A NASA, como sempre, oferece-nos maravilhas, autênticas pérolas, sobre a meteorologia e climatologia um pouco por todo o mundo.
Desta vez, traz-nos uma animação computorizada sobre como se comporta a circulação do dióxido de carbono ao redor do globo terrestre.
Soberbo...
Podemos ver claramente que a maior quantidade de CO2 provêm do hemisfério norte, e a maior parte dele acaba a circular em latitudes elevadas, próximas do pólo norte.
Poderei especular aqui: será esta a razão principal para o aumento da temperatura média no pólo norte nestas últimas décadas? Principalmente durante o inverno, altura em que a fotossínte (captação do CO2 pelas plantas) é menor?
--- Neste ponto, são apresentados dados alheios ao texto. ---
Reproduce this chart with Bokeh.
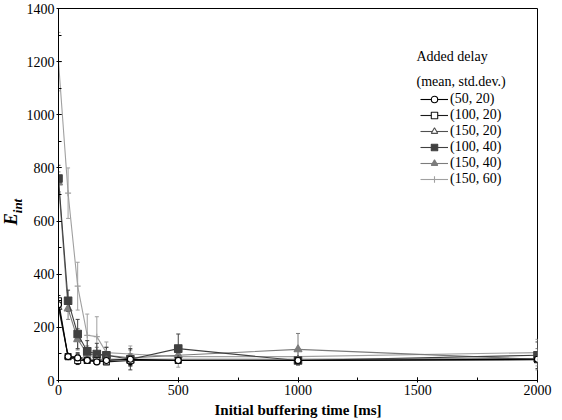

É que se repararmos no lado oposto, na Antártida, há muito menos CO2 a circular e, como tem sido reconhecido, a Antártida tem aquecido muito mais lentamente do que o Ártico. mas isto é uma suposição minha...
O que é certo que a animação é relativa a apenas 1 ano, mas dá.nos tantas pista sobre a circulação dos ventos ao redor da Terra.


Mais nesta página:

NASA


----------



## Chingula (2 Dez 2014 às 15:35)

Este interessante vídeo demonstra que o que se passa no hemisfério Norte é independente do hemisfério Sul...claro em termos de circulação geral da atmosfera, o mesmo não se passa com os oceanos.


----------